Not only is the search for Dorothy Newton continuing, but now there’s a beginning to the story. This beginning is my mother’s father, Lawrence Nathaniel Newton.

Lawrence Newton, circa the early 1930s.

I never met my maternal grandfather. I only heard about him in stories, and knew (as mentioned in a previous Cinemulatto post) that my mother had spoken about his swollen heart as witnessed on his deathbed.

My time in London has unearthed several facts:

  • He died from too much drinking, not heart disease, and it was his swollen liver my mother saw.
  • He was Indo-Jamaican. I don’t know anything about my great-grandfather or where in India he came from, but I now know my brothers and I are one-eighth Indian (!).
  • Lawrence was prone to violence. My mother was the only one among his wife and five kids who wasn’t subject to frequent, physical outbursts.
  • He was a tailor. Thus the snazzy outfit above.

I couldn’t stop staring at the picture when I saw it. The prominent eyelids. The downward-curving mouth. Clear signs of “Newton” and traits I’ve inherited.

Why was my mother his favorite? What drove him to drink? What was the nature of his relationship with Mary Dawson, his wife? What are the other parts of his legacy?

More questions, plus the continued search for answers….

MULATTO OF THE MONTH, SPECIAL EDITION:
DAKOTA BILLOPS-BREAUX

Dakota B-B

Due to popular demand (and her personal request), we have a late-March 2013 Mulatto of the Month: my daughter, Dakota Billops-Breaux. Her racial background: Black, White, Native American, Vietnamese, and Chinese. (Our theme song: “One of your own five kinds, stick to your own five kinds.”)

I won’t go into the many, many ways this young woman is extraordinary (bias be damned!), but I will say that our most recent “deep conversation” made me rethink genetics and family history.

It’s a given that in any gay or otherwise blended family, DNA is often secondary to the filial bond. There’s the occasional curiosity about the donor. There are blood lines traced through the birth parent. This has always been part of our family’s reality but only in a cursory way. It’s never determined in any real way how we relate to each other on a day to day basis.

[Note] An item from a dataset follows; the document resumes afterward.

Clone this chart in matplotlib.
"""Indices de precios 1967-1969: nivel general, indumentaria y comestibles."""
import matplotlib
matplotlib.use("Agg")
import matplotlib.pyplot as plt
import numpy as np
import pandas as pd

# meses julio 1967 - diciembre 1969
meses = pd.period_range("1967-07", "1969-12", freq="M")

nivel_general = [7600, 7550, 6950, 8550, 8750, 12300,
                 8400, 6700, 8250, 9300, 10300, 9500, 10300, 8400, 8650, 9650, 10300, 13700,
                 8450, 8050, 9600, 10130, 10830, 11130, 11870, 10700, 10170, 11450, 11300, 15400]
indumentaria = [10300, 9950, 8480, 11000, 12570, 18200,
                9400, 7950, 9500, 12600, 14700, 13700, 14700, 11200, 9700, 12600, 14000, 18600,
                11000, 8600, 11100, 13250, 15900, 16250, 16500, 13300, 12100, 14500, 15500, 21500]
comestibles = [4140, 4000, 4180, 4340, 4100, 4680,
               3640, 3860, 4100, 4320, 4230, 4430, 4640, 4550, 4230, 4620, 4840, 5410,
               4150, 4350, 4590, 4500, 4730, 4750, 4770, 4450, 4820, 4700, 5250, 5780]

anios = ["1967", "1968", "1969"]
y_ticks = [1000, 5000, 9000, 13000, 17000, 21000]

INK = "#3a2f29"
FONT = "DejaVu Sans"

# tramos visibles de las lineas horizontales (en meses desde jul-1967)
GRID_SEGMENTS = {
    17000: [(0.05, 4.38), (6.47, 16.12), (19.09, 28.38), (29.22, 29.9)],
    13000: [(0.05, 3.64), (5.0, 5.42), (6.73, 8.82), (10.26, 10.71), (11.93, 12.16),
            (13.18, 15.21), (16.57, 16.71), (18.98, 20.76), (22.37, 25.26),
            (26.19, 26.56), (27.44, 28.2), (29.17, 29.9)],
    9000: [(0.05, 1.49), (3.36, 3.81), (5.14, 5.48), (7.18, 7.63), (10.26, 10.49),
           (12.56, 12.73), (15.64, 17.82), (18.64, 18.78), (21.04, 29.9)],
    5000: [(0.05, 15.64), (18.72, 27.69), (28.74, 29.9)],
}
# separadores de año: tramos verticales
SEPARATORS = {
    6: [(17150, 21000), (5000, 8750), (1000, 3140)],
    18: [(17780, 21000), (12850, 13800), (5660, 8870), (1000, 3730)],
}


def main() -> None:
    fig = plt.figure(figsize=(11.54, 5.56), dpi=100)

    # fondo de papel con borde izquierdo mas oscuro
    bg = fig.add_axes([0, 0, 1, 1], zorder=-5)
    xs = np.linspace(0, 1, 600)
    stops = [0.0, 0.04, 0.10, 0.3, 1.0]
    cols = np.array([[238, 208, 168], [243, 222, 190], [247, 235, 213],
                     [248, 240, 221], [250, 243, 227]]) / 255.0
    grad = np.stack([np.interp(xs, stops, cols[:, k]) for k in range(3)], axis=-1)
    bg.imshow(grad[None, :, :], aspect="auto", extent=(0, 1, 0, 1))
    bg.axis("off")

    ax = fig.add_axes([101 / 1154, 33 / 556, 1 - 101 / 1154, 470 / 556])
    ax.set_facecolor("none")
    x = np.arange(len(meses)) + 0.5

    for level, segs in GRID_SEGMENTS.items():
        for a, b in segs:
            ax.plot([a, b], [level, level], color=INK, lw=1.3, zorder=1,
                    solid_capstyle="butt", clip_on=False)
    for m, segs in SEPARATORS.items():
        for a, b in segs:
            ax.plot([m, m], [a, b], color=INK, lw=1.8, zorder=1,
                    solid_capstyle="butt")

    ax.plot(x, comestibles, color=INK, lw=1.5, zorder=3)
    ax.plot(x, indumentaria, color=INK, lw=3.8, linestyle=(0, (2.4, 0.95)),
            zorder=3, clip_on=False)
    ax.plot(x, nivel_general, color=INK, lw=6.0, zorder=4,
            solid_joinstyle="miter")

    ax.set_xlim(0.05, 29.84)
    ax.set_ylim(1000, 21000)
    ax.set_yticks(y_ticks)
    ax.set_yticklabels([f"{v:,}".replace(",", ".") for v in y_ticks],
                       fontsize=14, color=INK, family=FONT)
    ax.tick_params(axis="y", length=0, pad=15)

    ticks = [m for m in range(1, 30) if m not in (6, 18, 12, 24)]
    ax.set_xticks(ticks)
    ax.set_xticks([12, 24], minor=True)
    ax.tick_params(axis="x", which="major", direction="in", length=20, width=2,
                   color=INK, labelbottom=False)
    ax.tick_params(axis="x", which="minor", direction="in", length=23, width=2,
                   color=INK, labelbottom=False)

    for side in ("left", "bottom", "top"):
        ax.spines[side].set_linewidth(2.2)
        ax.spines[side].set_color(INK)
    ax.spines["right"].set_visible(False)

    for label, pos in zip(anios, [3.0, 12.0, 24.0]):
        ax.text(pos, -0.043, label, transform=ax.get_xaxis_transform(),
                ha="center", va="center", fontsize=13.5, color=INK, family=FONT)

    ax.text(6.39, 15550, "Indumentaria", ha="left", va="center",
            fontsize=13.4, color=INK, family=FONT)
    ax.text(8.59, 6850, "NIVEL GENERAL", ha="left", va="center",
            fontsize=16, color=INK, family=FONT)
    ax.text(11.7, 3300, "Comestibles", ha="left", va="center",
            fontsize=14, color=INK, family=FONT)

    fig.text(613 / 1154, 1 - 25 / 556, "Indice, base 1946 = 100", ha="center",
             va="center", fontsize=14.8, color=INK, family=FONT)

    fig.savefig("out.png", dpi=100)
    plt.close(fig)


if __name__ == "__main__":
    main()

During our London trip, however, as I became obsessed with the image of my grandfather and bonded with my cousins on family matters, Dakota expressed disappointment that she’d never have the “Newton look” or possess that particular connection to me that comes with genetics. My motherly response: I’d rather you have my sense of humor than my nose. Still, tracing one’s family history, even in a gay family context, includes at least partial discussion of blood line. And although it’s the case–even more so with the Supreme Court about to make history–that our relationship is recognized by family, community, and nation, to not respect all the feelings one’s child may encounter in becoming her own person is to do an injustice to all the things that make our gay household loving and tight-knit in the first place.

Happy March, Dakota! Thanks for continuing to teach me things.